Now, a totally sealed tong, unopened since early 1980s was presented to me (in 2013) to open it. What a great opportunity! 🙂

Early 1980s Guangyun Gong Beeng - Sealed tong
Early 1980s Guangyun Gong Beeng – Sealed tong

This tea is call Guǎng Yún Gòng Bǐng, 廣雲貢餅, which is made from tea leaves from Yunnan and Guangdong since the 1960s and the production continued to 1990s. The cakes from 1970s onwards are made solely from tea leaves from Guangdong. It is made using special recipe and the tea was so good that it can be used to pay tribute to the Emperor. That is why the word Tribute or Gòng 貢 is added to its name.

Of course those 1960s or 1970s ones are said to be special and superior but to have a perfectly stored tong of early 1980s tea right in front of you is really a blessed opportunity.

The tong was opened and the tea leaves were brewed.  The taste was really sensational and special… sweet, aromatic, full of flavour and has many of the character of a great tea…good yun… great Qi…captivating complexity and mesmerizing. Indeed it was a really special and wonderful experience.

The brew
The brew

The tea leaves are fresh, due to its well kept condition which allows it to age gracefully whilst keeping all its goodness intact. It is almost perfect in many ways.  The collector was kind enough to offer me a piece and it has been one of the precious tea in my collection since then.

Brewed tea leaves
Brewed tea leaves

This experience was one of the many opportunities for me to taste aged dry-sealed vs. exposed storage condition of the same tea.

I also have a few pieces of the same source 1970s Cultural Revolution Brick from 2 different collectors who also stored them differently for 4 decades, one exposed and the other, dry-sealed. The dry-sealed tea tasted so much better than the exposed one.

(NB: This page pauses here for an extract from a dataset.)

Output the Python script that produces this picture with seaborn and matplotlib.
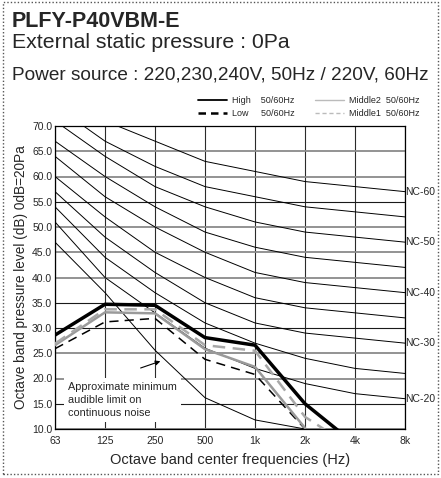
import numpy as np
import matplotlib
matplotlib.use('Agg')
import matplotlib.pyplot as plt
import seaborn as sns
from matplotlib.lines import Line2D
from matplotlib.patches import Rectangle

# octave bands
bands = ['63', '125', '250', '500', '1k', '2k', '4k', '8k']

# measured sound levels (dB), values below the axis are left out / clipped
high = [28.6, 34.7, 34.5, 28.1, 26.6, 15.0, 7.0, np.nan]
low = [25.9, 31.2, 31.9, 23.8, 20.8, 10.0, np.nan, np.nan]
middle2 = [26.6, 33.1, 32.9, 25.8, 22.3, 10.2, np.nan, np.nan]
middle1 = [26.9, 33.7, 33.7, 26.6, 25.5, 12.4, 6.0, np.nan]

# NC reference curves
nc20 = [51, 40, 33, 26, 22, 19, 17, 16]
nc25 = [54, 44, 37, 31, 27, 24, 22, 21]
nc30 = [57, 48, 41, 35, 31, 29, 28, 27]
nc35 = [60, 52, 45, 40, 36, 34, 33, 32]
nc40 = [64, 56, 50, 45, 41, 39, 38, 37]
nc45 = [67, 60, 54, 49, 46, 44, 43, 42]
nc50 = [71, 64, 58, 54, 51, 49, 48, 47]
nc55 = [74, 67, 62, 58, 56, 54, 53, 52]
nc60 = [77, 71, 67, 63, 61, 59, 58, 57]
audible_limit = [47, 37, 25.6, 16.2, 11.8, 10.0, np.nan, np.nan]

y_ticks = [10, 15, 20, 25, 30, 35, 40, 45, 50, 55, 60, 65, 70]

sns.set_style('white')
plt.rcParams['font.family'] = ['Liberation Sans', 'DejaVu Sans']

W, H = 441, 478
fig = plt.figure(figsize=(W / 100, H / 100), dpi=100)
ax = fig.add_axes([55 / W, 1 - 429 / H, 350 / W, 303 / H])
x = np.arange(len(bands))

# grid: a few rows are drawn dark, the rest grey
ax.set_yticks(y_ticks)
ax.set_yticklabels([f'{v:.1f}' for v in y_ticks])
ax.set_xticks(x)
ax.set_xticklabels(bands)
ax.grid(True, zorder=0)
dark_rows = (15, 30, 35, 55)
for val, gl in zip(y_ticks, ax.yaxis.get_gridlines()):
    if val in dark_rows:
        gl.set_color('#1a1a1a'); gl.set_linewidth(0.8)
    else:
        gl.set_color('#8a8a8a'); gl.set_linewidth(1.3)
for gl in ax.xaxis.get_gridlines():
    gl.set_color('#2b2b2b'); gl.set_linewidth(0.8)

nc_curves = [(20, nc20), (25, nc25), (30, nc30), (35, nc35), (40, nc40),
             (45, nc45), (50, nc50), (55, nc55), (60, nc60)]
for level, vals in nc_curves:
    sns.lineplot(x=x, y=vals, ax=ax, color='black', lw=0.7, zorder=2)
    if level % 10 == 0:
        ax.text(x[-1], vals[-1], f'NC-{level}', ha='left', va='center',
                fontsize=7.5, clip_on=False)
sns.lineplot(x=x, y=audible_limit, ax=ax, color='black', lw=0.7, zorder=2)

sns.lineplot(x=x, y=low, ax=ax, color='black', lw=1.1, linestyle=(0, (6, 4)), zorder=4)
sns.lineplot(x=x, y=middle2, ax=ax, color='#9a9a9a', lw=1.8, zorder=4)
sns.lineplot(x=x, y=middle1, ax=ax, color='#a8a8a8', lw=1.8, linestyle=(0, (5, 3)), zorder=4)
sns.lineplot(x=x, y=high, ax=ax, color='black', lw=2.5, zorder=5)

ax.set_xlim(0, 7)
ax.set_ylim(10, 70)

ax.text(0.26, 15.7, 'Approximate minimum\naudible limit on\ncontinuous noise',
        fontsize=7.8, ha='left', va='center', linespacing=1.35, zorder=6,
        bbox=dict(facecolor='white', edgecolor='none', pad=3))
ax.annotate('', xy=(2.16, 23.6), xytext=(1.66, 21.9),
            arrowprops=dict(arrowstyle='-|>', color='black', lw=0.8, mutation_scale=7))

ax.tick_params(length=0, labelsize=7.5)
ax.tick_params(axis='y', pad=2)
ax.tick_params(axis='x', pad=5)
for sp in ax.spines.values():
    sp.set_color('black'); sp.set_linewidth(0.9)

ax.set_ylabel('Octave band pressure level (dB) 0dB=20Pa', fontsize=9.8, labelpad=3)
ax.set_xlabel('Octave band center frequencies (Hz)', fontsize=10.5, labelpad=5)

fig.text(12 / W, 1 - 27 / H, 'PLFY-P40VBM-E', fontsize=15.5, fontweight='bold', va='baseline')
fig.text(12 / W, 1 - 48 / H, 'External static pressure : 0Pa', fontsize=15.3, va='baseline')
fig.text(12 / W, 1 - 80 / H, 'Power source : 220,230,240V, 50Hz / 220V, 60Hz', fontsize=13.7, va='baseline')

handles = [Line2D([], [], color='black', lw=1.3),
           Line2D([], [], color='black', lw=1.8, linestyle=(0, (3, 2))),
           Line2D([], [], color='#bbbbbb', lw=1.0),
           Line2D([], [], color='#bbbbbb', lw=1.0, linestyle=(0, (3, 2)))]
labels = ['High    50/60Hz', 'Low     50/60Hz', 'Middle2  50/60Hz', 'Middle1  50/60Hz']
fig.legend(handles, labels, ncol=2, loc='upper left', bbox_to_anchor=(198 / W, 1 - 96 / H),
           frameon=False, fontsize=6.5, handlelength=3.2, handletextpad=0.6,
           columnspacing=2.2, labelspacing=0.45, borderpad=0, borderaxespad=0)

fig.patches.append(Rectangle((3 / W, 1 - 474 / H), 435 / W, 472 / H, transform=fig.transFigure,
                             fill=False, edgecolor='#555555', lw=1, linestyle=(0, (1, 1.5))))

fig.savefig('out.png', dpi=100)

Storage for aging Puer has been a widely debatable topic but it would be a more fruitful debate if all parties have the experience of tasting decades old tea stored in different conditions.  Otherwise, it is just a debate of presumptive perceptions.

Many would agree that the choice on how we store and age Puer tea depends largely on the climatic conditions of the place we intend age the tea.  In the place where I aged the tea, the climate is constantly hot and humid around 31.1°C (88°F) , RH  83%, throughout the year.  After years of relentless of studies and experiment and also the tasting opportunities offered by different collectors on different storage methods,  my preference is definitely aging Puer tea in dry-sealed storage in this climatic condition.  This method appears to achieve what I wanted in aged old tea, i.e. hygienic, clean, smooth, sweet, mellow, captivating complexity whilst still preserving its original vigour, aroma, body and taste.

Nonetheless, we are all free to choose any storage method we perceived to be right. However, in whatever storage and aging method we choose for aging Puer tea, it is very important that we must monitor, taste and analyse the teas’ changing character throughout its’ aging process.

The only way to understand this is through constant and habitual due diligence to monitor the tea changing character over the years under different storage conditions. Don’t just store the tea and hope that it will be good in future. Follow its’ aging process and understand it. Taste other tea that has been stored in different storage conditions too.  There is no shortcut or other way apart from our own relentless pursuit and studies over a very long period of time.